Poem of the Week / This Is Your Chance to Be Present

What happens when you see the person who is never in the picture? Dutch poet Ester Naomi Perquin conjures the invisible.

The Last Unknown Person

Ester Naomi Perquin

So you’ve lived in secret, were born
underground, have never been in the picture.

So you lived in places where no one came to look,
no dog roamed desolately, nose close to the ground,
you were never tempted to
stroke anyone in full view.

You didn’t utter any well-turned phrases,
did not show a careful face – how,
if we did not see you, did you live?

Were you hiding from someone somewhere?
Did you see it the other way round – did we vanish
as long as you had no part in us?

You can’t leave the way you arrived,
in the dark, as a secret. Sit as
you are, and we will zoom in.

This is your chance to be present.

Translated from Dutch by Paul Vincent. From “Namens de ander” (On Behalf of The Other), Uitgeverij G.A. van Oorschot, Amsterdam, 2009).

***

Ester Naomi Perquin, a recent guest of the Sha’ar Poetry Festival in Haifa, is blessed with the gift of being able to see the invisible and show it to readers, as this poem demonstrates.

Born in Utrecht in 1980, she has been living in Rotterdam for the past 12 years. She supported her creative writing studies in Amsterdam by working as a prison guard; in 2011 and 2012 she served as the City Poet of Rotterdam. Her three volumes of poetry have won her prestigious prizes in the Netherlands. Read more of Perquin’s poetry in English and listen to her reading in Dutch here.

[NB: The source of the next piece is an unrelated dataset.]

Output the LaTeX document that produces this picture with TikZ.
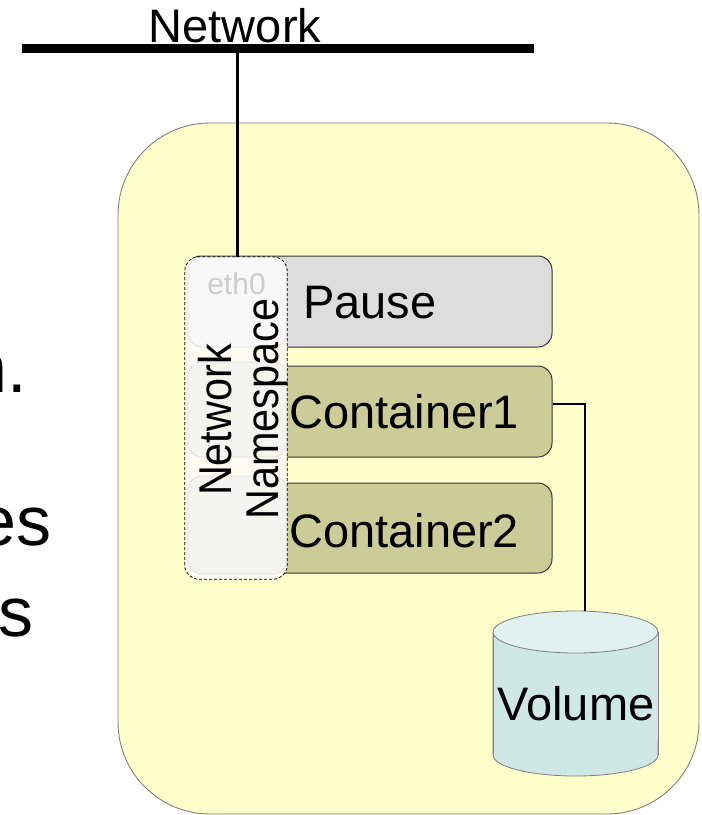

In an email to Haaretz, Perquin writes:

“I believe the world revolves around fragments of lives, details, little objects and twists. A smile can save a life. A look can change history. Maybe that is why I feel such a strong love for poetry. The fact that you can unfold a single line and unfold it again and again until it completely covers you.

“One of the first things I wrote was a play, actually, a series of monologues for different kinds of women. Women who I am, probably. A personality is almost a group of people, isn’t it? I rarely agree with myself. My head is such a limited place and it would make me nuts to stay inside. And if you look closely at someone else it is hard not to wonder: What is their story? Why do they behave in this particular manner? I am just a lot of coincidences wrapped in skin. I mean: I could have been someone else so easily.

“My father became seriously interested in Jewish religion and culture at an early age (and chose to become Jewish). He studied Hebrew fanatically. In a short time he became a Hebrew teacher, speaking the language fluently. He felt at home amongst the Jews he knew, he felt like he belonged. There were a lot of visitors those days. Hebrew students, a rabbi, Jewish friends. I remember the conversations they had in the living room, loud and passionate, filled with laughter. The joy of debating and gaining insight and knowledge. Because my father died very young, at the age of 34, much to his regret never having seen Israel, it was very emotional for me to visit your country.” 

Musings:

*Have you seen the person in the poem? Where?